There’s no escaping it. Every industry is filled with jargon and commercial real estate is no exception.
Whether you’re an aspiring real estate agent or just curious about the industry, we’ve selected the most common commercial real estate terms you’re likely to encounter:
1. Adjustable Rate Mortgage (ARM)
When you take out a mortgage, you can either select a fixed rate or an adjustable rate mortgage. With an ARM, the interest rate can change over the duration of your loan. So, this type of loan is often viewed as risky if you plan to keep a property in your portfolio for more than a few years. With a fixed-rate mortgage, the interest rate stays the same throughout the lifetime of the loan.
2. Amortization
Amortization is the process of spreading out payments or expenses over time, depending on whether the amortization is calculated for either a loan or an asset. So, instead of simply paying off interest at the start, amortization allows you to build more equity in your property early on.
3. Capitalization Rate (CAP Rate)
This is a measure of the return on investment. This allows real estate investors to place a value on income-producing properties and helps real estate agents estimate what similar properties should sell for. To calculate the capitalization rate, you need to use the following formula:
(Expected Income from the Property – Fixed Costs – Variable Costs) / Property Value
4. Common Area Maintenance
Common Area Maintenace (CAM) is a figure that tells landlords the expenses they are responsible for paying to maintain a property.
5. Fannie Mae (FNMA) and Freddie Mac (FHLMC)
This pair may sound quite odd, but they’re important commercial real estate terms.
The Federal National Mortgage Association (FNMA) also goes by the nickname of Fannie Mae. The Federal Home Loan Mortgage Corporation (FHLMC) is known as Freddie Mac. The purpose of both entities is to create a secondary market for the sale and purchase of mortgages.
In fact, Fannie Mae and Freddie Mac are the largest purchases of mortgages on the secondary market and are both government-sponsored enterprises created by Congress.
6. Fixed Costs and Variable Costs
Fixed costs do not change when the number of outputs changes. So, a fixed cost is never zero, even if your production rate is zero. For example, your insurance premiums, rent or loan value is a fixed cost. As such, fixed costs can create economies of scale.

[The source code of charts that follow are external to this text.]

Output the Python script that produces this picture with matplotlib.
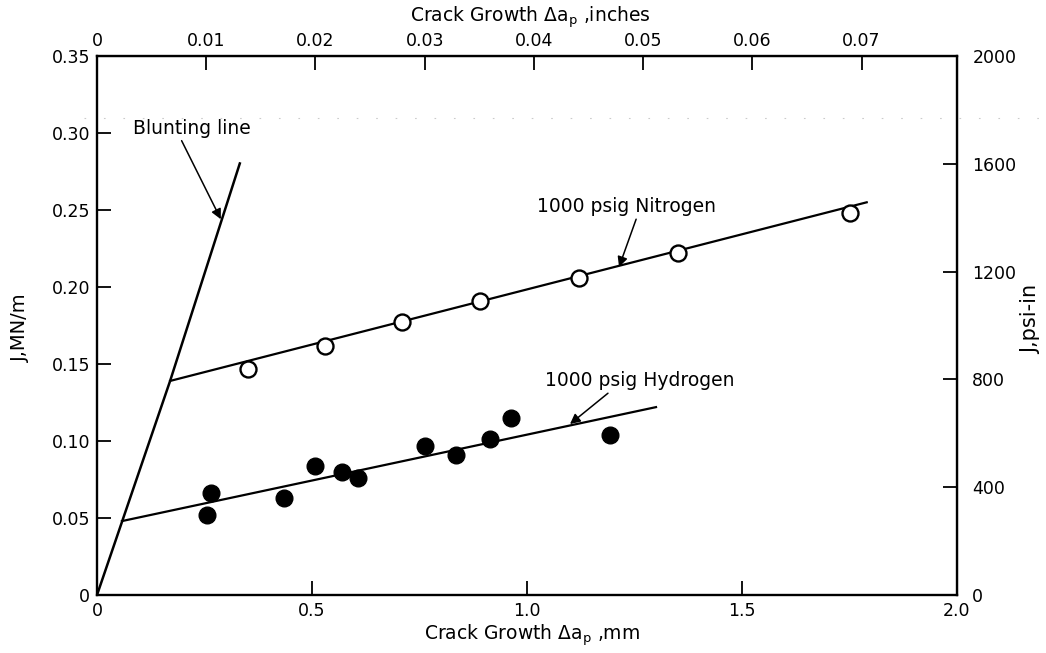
import matplotlib
matplotlib.use("Agg")
import matplotlib.pyplot as plt
from matplotlib.lines import Line2D

# --- data -------------------------------------------------------------
# 1000 psig nitrogen (open circles): crack growth (mm), J (MN/m)
n2_da = [0.35, 0.53, 0.71, 0.89, 1.12, 1.35, 1.75]
n2_j = [0.147, 0.162, 0.177, 0.191, 0.206, 0.222, 0.248]

# 1000 psig hydrogen (filled circles)
h2_da = [0.256, 0.265, 0.434, 0.507, 0.570, 0.608, 0.763, 0.836, 0.913, 0.963, 1.193]
h2_j = [0.052, 0.066, 0.063, 0.084, 0.080, 0.076, 0.097, 0.091, 0.101, 0.115, 0.104]

# fitted lines (start / end points)
blunt_da = [0.0, 0.170, 0.333]
blunt_j = [0.0, 0.139, 0.281]
n2_fit_da = [0.170, 1.79]
n2_fit_j = [0.139, 0.255]
h2_fit_da = [0.058, 1.30]
h2_fit_j = [0.048, 0.122]

# axis ticks
x_mm_ticks = [0, 0.5, 1.0, 1.5, 2.0]
x_mm_labels = ["0", "0.5", "1.0", "1.5", "2.0"]
x_in_ticks = [0, 0.01, 0.02, 0.03, 0.04, 0.05, 0.06, 0.07]
x_in_labels = ["0", "0.01", "0.02", "0.03", "0.04", "0.05", "0.06", "0.07"]
y_si_ticks = [0, 0.05, 0.10, 0.15, 0.20, 0.25, 0.30, 0.35]
y_si_labels = ["0", "0.05", "0.10", "0.15", "0.20", "0.25", "0.30", "0.35"]
y_us_ticks = [0, 400, 800, 1200, 1600, 2000]
y_us_labels = ["0", "400", "800", "1200", "1600", "2000"]

MM_PER_IN = 25.4
MNM_PER_PSIIN = 0.35 / 2000.0

plt.rcParams["font.family"] = ["DejaVu Sans"]
plt.rcParams["mathtext.fontset"] = "dejavusans"

W, H = 1046, 653
fig = plt.figure(figsize=(W / 100, H / 100), dpi=100)
ax = fig.add_axes([97 / W, 1 - 595 / H, (957 - 97) / W, (595 - 56) / H])

ink = "black"
ax.plot(blunt_da, blunt_j, color=ink, lw=1.8, solid_capstyle="butt")
ax.plot(n2_fit_da, n2_fit_j, color=ink, lw=1.6)
ax.plot(h2_fit_da, h2_fit_j, color=ink, lw=1.6)

ax.plot(n2_da, n2_j, ls="none", marker="o", ms=11.5, mfc="white", mec=ink, mew=1.7, zorder=5)
ax.plot(h2_da, h2_j, ls="none", marker="o", ms=12, mfc=ink, mec=ink, zorder=5)

ax.set_xlim(0, 2.0)
ax.set_ylim(0, 0.35)

for sp in ax.spines.values():
    sp.set_linewidth(1.7)

tick_style = dict(direction="in", length=10, width=1.3, labelsize=12.5)
ax.set_xticks(x_mm_ticks, x_mm_labels)
ax.set_yticks(y_si_ticks, y_si_labels)
ax.tick_params(axis="both", **tick_style)
ax.tick_params(axis="x", pad=5)
ax.tick_params(axis="y", pad=5)

# top axis in inches
top = ax.secondary_xaxis("top", functions=(lambda v: v / MM_PER_IN, lambda v: v * MM_PER_IN))
top.set_xticks(x_in_ticks, x_in_labels)
top.tick_params(pad=4, **tick_style)

# right axis in psi-in
right = ax.secondary_yaxis("right", functions=(lambda v: v / MNM_PER_PSIIN, lambda v: v * MNM_PER_PSIIN))
right.set_yticks(y_us_ticks, y_us_labels)
right.tick_params(pad=11, **tick_style)

# axis titles
fig.text(20 / W, 1 - 328 / H, "J,MN/m", rotation=90, ha="center", va="center", fontsize=14)
fig.text(532 / W, 1 - 635 / H, r"Crack Growth $\Delta\mathrm{a}_\mathrm{p}$ ,mm",
         ha="center", va="center", fontsize=13.5)
fig.text(530 / W, 1 - 17 / H, r"Crack Growth $\Delta\mathrm{a}_\mathrm{p}$ ,inches",
         ha="center", va="center", fontsize=13.5)
fig.text(1031 / W, 1 - 319 / H, "J,psi-in", rotation=90,
         ha="center", va="center", fontsize=15)

# curve annotations
arrow = dict(arrowstyle="-|>", color=ink, lw=1.1, mutation_scale=15, shrinkA=0, shrinkB=0)
ax.annotate("Blunting line", xy=(0.288, 0.244), xytext=(0.084, 0.303),
            fontsize=13.5, ha="left", va="center",
            arrowprops=dict(arrow, relpos=(0.40, 0.0)))
ax.annotate("1000 psig Nitrogen", xy=(1.214, 0.213), xytext=(1.023, 0.252),
            fontsize=13.5, ha="left", va="center",
            arrowprops=dict(arrow, relpos=(0.56, 0.0)))
ax.annotate("1000 psig Hydrogen", xy=(1.100, 0.111), xytext=(1.042, 0.139),
            fontsize=13.5, ha="left", va="center",
            arrowprops=dict(arrow, relpos=(0.35, 0.0)))

# faint dotted trace running across the sheet
fig.add_artist(Line2D([0.08, 0.995], [1 - 118 / H, 1 - 118 / H],
                      transform=fig.transFigure, color="0.6", lw=0.8,
                      ls=(0, (1.5, 16)), alpha=0.5))

fig.savefig("out.png", dpi=100, facecolor="white")
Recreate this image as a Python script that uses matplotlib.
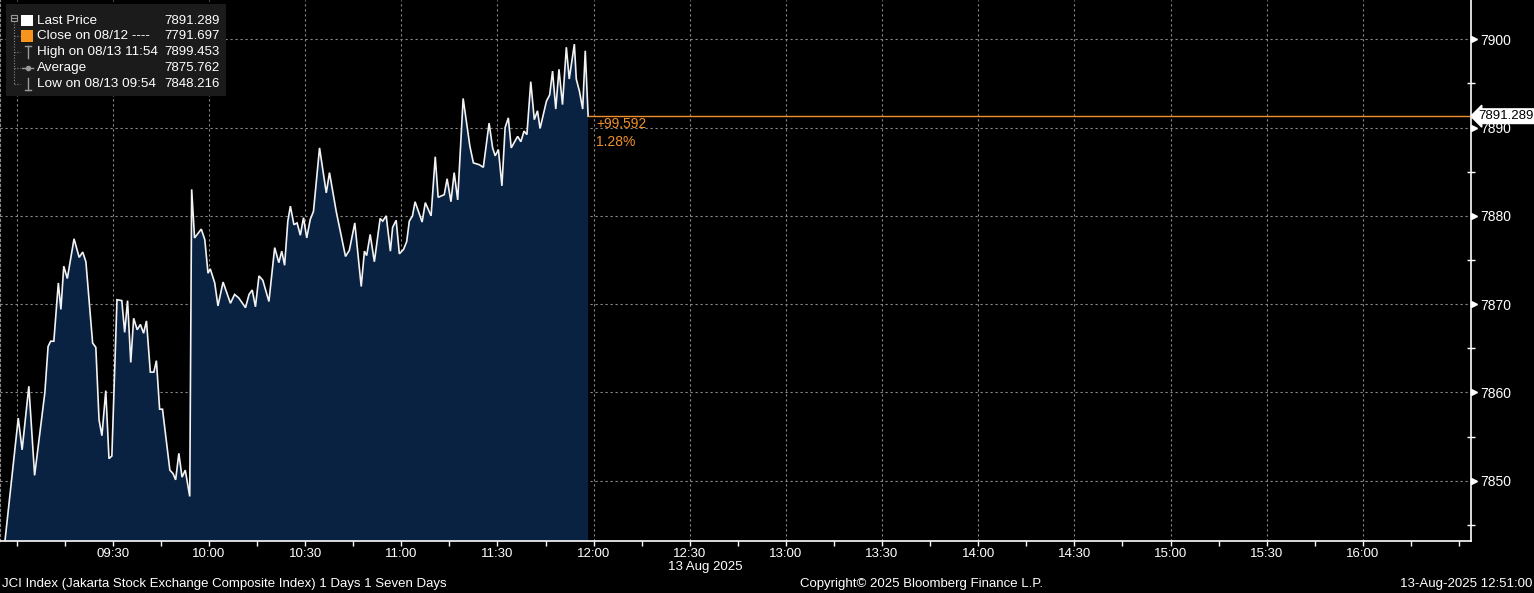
import matplotlib
matplotlib.use("Agg")
import matplotlib.pyplot as plt
import matplotlib.transforms as mtransforms
from matplotlib.patches import Rectangle
from matplotlib.lines import Line2D
import numpy as np

# ---------------- data ----------------
prev_close = 7791.697
prev_close_time = -19.0           # minutes relative to 09:00 (prior print, off chart)
# minutes after 09:00
times = [0.5, 1.7, 3.8, 5.6, 8.8, 9.8, 10.6, 11.6, 13.0, 13.8, 14.7, 15.8, 17.9, 19.5,
         20.6, 21.6, 23.7, 24.7, 25.7, 26.6, 27.8, 28.8, 29.7, 31.3, 32.8, 33.7, 34.6,
         35.6, 36.5, 37.6, 38.6, 39.6, 40.5, 41.7, 42.8, 43.6, 44.6, 45.5, 47.8, 48.8,
         49.6, 50.6, 51.6, 52.6, 54.0, 54.6, 55.5, 57.6, 58.7, 59.7, 60.4, 61.8, 62.8,
         64.4, 66.7, 68.0, 69.3, 71.4, 72.5, 73.5, 74.5, 75.6, 76.8, 78.7, 80.5, 81.8,
         82.7, 83.6, 84.6, 85.4, 86.5, 87.5, 88.5, 89.5, 90.5, 91.6, 92.6, 94.5, 96.6,
         97.6, 99.7, 102.6, 103.8, 105.5, 107.5, 108.5, 109.2, 110.3, 111.6, 113.4,
         114.2, 115.3, 116.6, 117.3, 118.4, 119.4, 120.7, 121.7, 122.5, 123.5, 124.3,
         126.5, 127.5, 129.3, 130.6, 131.5, 133.4, 134.3, 135.5, 136.5, 137.6, 139.3,
         141.4, 142.5, 144.3, 145.6, 147.4, 148.5, 149.3, 150.3, 151.4, 152.4, 153.4,
         154.3, 156.3, 157.3, 158.3, 159.2, 160.4, 161.5, 162.5, 163.3, 165.3, 166.3,
         167.2, 168.2, 169.2, 170.3, 171.5, 172.4, 174.0, 174.6, 175.6, 176.6, 177.4,
         178.3]
prices = [7857.1, 7853.5, 7860.7, 7850.6, 7860.0, 7865.2, 7865.8, 7865.8, 7872.4, 7869.4,
          7874.3, 7872.9, 7877.4, 7875.3, 7875.9, 7874.8, 7865.6, 7865.1, 7856.9, 7855.1,
          7860.2, 7852.5, 7852.8, 7870.5, 7870.4, 7866.8, 7870.4, 7863.4, 7868.4, 7867.1,
          7867.7, 7866.7, 7868.1, 7862.3, 7862.3, 7863.6, 7858.1, 7858.1, 7851.2, 7850.8,
          7850.1, 7853.1, 7850.4, 7851.2, 7848.216, 7883.0, 7877.5, 7878.5, 7877.3, 7873.5,
          7874.0, 7872.4, 7869.8, 7872.5, 7870.1, 7871.1, 7870.7, 7869.6, 7871.1, 7871.6,
          7869.7, 7873.2, 7872.7, 7870.3, 7876.4, 7874.7, 7876.0, 7874.4, 7879.4, 7881.1,
          7879.0, 7879.2, 7877.8, 7879.8, 7877.5, 7879.6, 7880.5, 7887.7, 7882.6, 7884.9,
          7880.5, 7875.4, 7876.1, 7879.2, 7872.0, 7876.0, 7875.5, 7877.9, 7874.8, 7879.7,
          7879.4, 7880.0, 7876.0, 7878.7, 7879.5, 7875.7, 7876.2, 7877.1, 7879.4, 7880.0,
          7881.6, 7879.3, 7881.5, 7880.0, 7886.7, 7882.1, 7882.4, 7884.2, 7881.6, 7884.9,
          7881.8, 7893.3, 7887.9, 7886.0, 7885.8, 7885.5, 7890.5, 7887.7, 7886.8, 7887.5,
          7883.4, 7890.0, 7891.1, 7887.7, 7889.0, 7888.4, 7889.6, 7889.2, 7895.2, 7890.9,
          7891.9, 7889.9, 7893.0, 7893.7, 7896.4, 7892.1, 7896.6, 7892.6, 7899.1, 7895.5,
          7899.453, 7895.5, 7894.1, 7892.1, 7898.7, 7891.289]

last_price = 7891.289
legend_labels = ["Last Price", "Close on 08/12 ---- ", "High on 08/13 11:54",
                 "Average", "Low on 08/13 09:54"]
legend_values = ["7891.289", "7791.697", "7899.453", "7875.762", "7848.216"]

grid_minutes = list(range(0, 421, 30))
tick_minutes = list(range(30, 421, 30))
tick_labels = ["09:30", "10:00", "10:30", "11:00", "11:30", "12:00", "12:30", "13:00",
               "13:30", "14:00", "14:30", "15:00", "15:30", "16:00"]
y_ticks = [7850, 7860, 7870, 7880, 7890, 7900]

title_left = "JCI Index (Jakarta Stock Exchange Composite Index) 1 Days 1 Seven Days"
title_mid = "Copyright\u00a9 2025 Bloomberg Finance L.P."
title_right = "13-Aug-2025 12:51:00"
date_label = "13 Aug 2025"

# ---------------- style ----------------
W, H = 1534, 593
BG = "black"
FILL = "#0a2242"
ORANGE = "#f0902a"
GRID = "#8a8a8a"
FONT = ["Liberation Sans", "DejaVu Sans"]

plt.rcParams["font.family"] = FONT

fig = plt.figure(figsize=(W / 100, H / 100), dpi=100, facecolor=BG)
ax_right_px, ax_bottom_px = 1470.5, 541
ax = fig.add_axes([0, (H - ax_bottom_px) / H, ax_right_px / W, ax_bottom_px / H])
ax.set_facecolor(BG)

xmin, xmax = -5.2, 453.6
ymin, ymax = 7843.17, 7904.45
ax.set_xlim(xmin, xmax)
ax.set_ylim(ymin, ymax)

t_all = [prev_close_time] + times
p_all = [prev_close] + prices

# grid
for g in grid_minutes:
    ax.axvline(g, color=GRID, lw=0.8, ls=(0, (2, 2.5)), zorder=0.5)
for yt in y_ticks:
    ax.axhline(yt, color=GRID, lw=0.8, ls=(0, (2, 2.5)), zorder=0.5)

ax.fill_between(t_all, p_all, ymin, color=FILL, zorder=1, lw=0)
ax.plot(t_all, p_all, color="#f2f2f2", lw=1.2, zorder=3, solid_joinstyle="miter")

# last price orange line
ax.hlines(last_price, times[-1], xmax, color=ORANGE, lw=1.0, zorder=3)
chg = last_price - prev_close
pct = chg / prev_close * 100
ax.annotate(f"+{chg:.3f}\n{pct:.2f}%", xy=(times[-1], last_price),
            xytext=(8, -1), textcoords="offset pixels", color=ORANGE,
            fontsize=10, va="top", ha="left", linespacing=1.35, zorder=4)

# spines
ax.spines["top"].set_visible(False)
ax.spines["left"].set_color(GRID)
ax.spines["left"].set_linestyle((0, (2, 2.5)))
ax.spines["left"].set_linewidth(0.8)
ax.spines["right"].set_color("white")
ax.spines["right"].set_linewidth(1.2)
ax.spines["bottom"].set_color("white")
ax.spines["bottom"].set_linewidth(1.2)

# x ticks
ax.set_xticks(tick_minutes)
ax.set_xticklabels(tick_labels)
ax.set_xticks(np.arange(0, 451, 15), minor=True)
ax.tick_params(axis="x", which="both", direction="out", length=3.5, width=1,
               color="white", labelcolor="white", labelsize=9.5, pad=1.5)

# y ticks on right
ax.yaxis.tick_right()
ax.set_yticks(y_ticks)
ax.set_yticklabels([str(v) for v in y_ticks])
ax.set_yticks(np.arange(7845, 7905, 5), minor=True)
ax.tick_params(axis="y", which="major", length=0, pad=7, labelcolor="white",
               labelsize=10)
ax.tick_params(axis="y", which="minor", direction="inout", length=6, width=1,
               color="white")
ax.tick_params(axis="y", which="both", left=False)

trans = mtransforms.blended_transform_factory(ax.transAxes, ax.transData)
ax.plot([1.0025] * len(y_ticks), y_ticks, ls="none", marker=">", ms=5,
        color="white", transform=trans, clip_on=False, zorder=5)

# last price box on the right axis
ax.annotate(f"{last_price:.3f}", xy=(1.0, last_price), xycoords=trans,
            xytext=(8, 0), textcoords="offset pixels", ha="left", va="center",
            fontsize=9.5, color="black", zorder=6, annotation_clip=False,
            bbox=dict(boxstyle="larrow,pad=0.1", fc="white", ec="white"))

# date label
fig.text(705 / W, 1 - 567 / H, date_label, color="white", fontsize=9.5,
         ha="center", va="center")

# footer
fig.text(2 / W, 1 - 584 / H, title_left, color="white", fontsize=9.5,
         ha="left", va="center")
fig.text(922 / W, 1 - 584 / H, title_mid, color="white", fontsize=9.5,
         ha="center", va="center")
fig.text(1532 / W, 1 - 584 / H, title_right, color="white", fontsize=9.5,
         ha="right", va="center")

# ---------------- legend box ----------------
def fx(px):
    return px / W

def fy(py):
    return 1 - py / H

fig.patches.append(Rectangle((fx(6), fy(96)), fx(226) - fx(6), fy(4) - fy(96),
                             transform=fig.transFigure, fc="#1b1b1b", ec="none",
                             zorder=10))
rows = [20.5, 36, 52, 68, 84]
fig.add_artist(Line2D([fx(14), fx(14)], [fy(21), fy(84)], color="#8a8a8a",
                      lw=0.8, ls=(0, (1, 1.5)), zorder=11))
for r in rows[1:]:
    fig.add_artist(Line2D([fx(14), fx(20)], [fy(r), fy(r)], color="#8a8a8a",
                          lw=0.8, ls=(0, (1, 1.5)), zorder=11))
fig.patches.append(Rectangle((fx(11), fy(20.5)), fx(5.5) - fx(0), fy(15) - fy(20.5),
                             transform=fig.transFigure, fc="#1b1b1b", ec="#9a9a9a",
                             lw=0.8, zorder=12))
fig.add_artist(Line2D([fx(12), fx(15.5)], [fy(17.8), fy(17.8)], color="#9a9a9a",
                      lw=0.8, zorder=13))
fig.patches.append(Rectangle((fx(21), fy(rows[0] + 5.5)), fx(11.5) - fx(0),
                             fy(0) - fy(11.5), transform=fig.transFigure,
                             fc="white", ec="none", zorder=12))
fig.patches.append(Rectangle((fx(21), fy(rows[1] + 5.5)), fx(11.5) - fx(0),
                             fy(0) - fy(11.5), transform=fig.transFigure,
                             fc="#f7941d", ec="none", zorder=12))
ic = "#9a9a9a"
fig.add_artist(Line2D([fx(25), fx(31)], [fy(rows[2] - 6), fy(rows[2] - 6)], color=ic, lw=1, zorder=12))
fig.add_artist(Line2D([fx(28), fx(28)], [fy(rows[2] - 6), fy(rows[2] + 6)], color=ic, lw=1, zorder=12))
fig.add_artist(Line2D([fx(22), fx(33)], [fy(rows[3]), fy(rows[3])], color=ic, lw=1, zorder=12))
fig.add_artist(Line2D([fx(27.5)], [fy(rows[3])], color=ic, marker="o", ms=3, zorder=13))
fig.add_artist(Line2D([fx(25), fx(31)], [fy(rows[4] + 6), fy(rows[4] + 6)], color=ic, lw=1, zorder=12))
fig.add_artist(Line2D([fx(28), fx(28)], [fy(rows[4] - 6), fy(rows[4] + 6)], color=ic, lw=1, zorder=12))

for r, lab, val in zip(rows, legend_labels, legend_values):
    fig.text(fx(37), fy(r), lab, color="white", fontsize=9.7, ha="left",
             va="center", zorder=14)
    fig.text(fx(220), fy(r), val, color="white", fontsize=9.5, ha="right",
             va="center", zorder=14)

fig.savefig("out.png", dpi=100, facecolor=BG)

Variable costs change with the amount of output. In other words, they rise when production expands and fall when it contracts. Examples include packaging, raw materials, and labor.
7. High-Ratio Loan
These typically have higher interest rates compared to other loans because they are deemed riskier. For example, if the borrower defaults on a high-ratio loan, the property may not raise enough capital when sold for the bank to repay the loan. As a result, the borrower may need to take out mortgage insurance to balance this risk.
8. Interest Only Mortgage
You only pay the interest on the mortgage loan for a set period. This interest rate may be fixed or variable.
9. LIBOR
LIBOR is a benchmark interest rate that banks offer to lend funds to one another on the international banking market. It stands for the London InterBank Offered Rate and also helps the various bodies calculate interest rates on loans around the world.
10. Mortgage Broker
A mortgage broker will deal with all the aspects of a deal between borrowers and lenders. They may be an individual or a company.
11. Real Estate Agent
A real estate agent works under a real estate broker. They are licensed professionals who act as an intermediary between the buyer and seller during a sales transaction. In other words, they find buyers who want to buy and sellers who want to sell in specific locations. They will also negotiate a transaction between these two parties, document any transactions and represent both or either party at settlement. Agents who give real estate advice must have a real estate license.
12. Real Estate Broker
Real estate brokers have passed a broker’s license exam. Each state has its own education system and exam requirements for an individual to reach broker status. Generally, a prospective broker must have worked as a licensed agent for three years and met a minimum number of transactions before they can sit the broker’s exam. Once passed, they can work on their own and hire their own agents.
13. Realtor
A Realtor is a real estate agent who is also a member of the National Association of Realtors (NAR) and has met the code of ethics and standards its members must adhere to. Realtors will work for real estate agencies affiliated with the NAR. Note that while NAR has copyrighted the capitalized term Realtor, the lowercase term applies to any real estate agent, regardless of NAR membership status.
14. Rentable Square Footage (RSF) and Usable Square Footage (USF)
USF is the amount of space available to be used in a property. It gives you an accurate estimation of how much working space you have in a building, aside from shared spaces such as stairways, bathrooms, and hallways.
RSF includes any shared space. This figure is primarily used by landlords to determine the rental amount for a commercial property.
15. Right of First Refusal
The Right of First Refusal (ROFR) gives a tenant the ability to accept or decline any additional and unused space that the landlord has available in a property. A ROFR clause in a lease means a landlord is contractually obliged to make this offer to the tenant, before offering spaces to the public.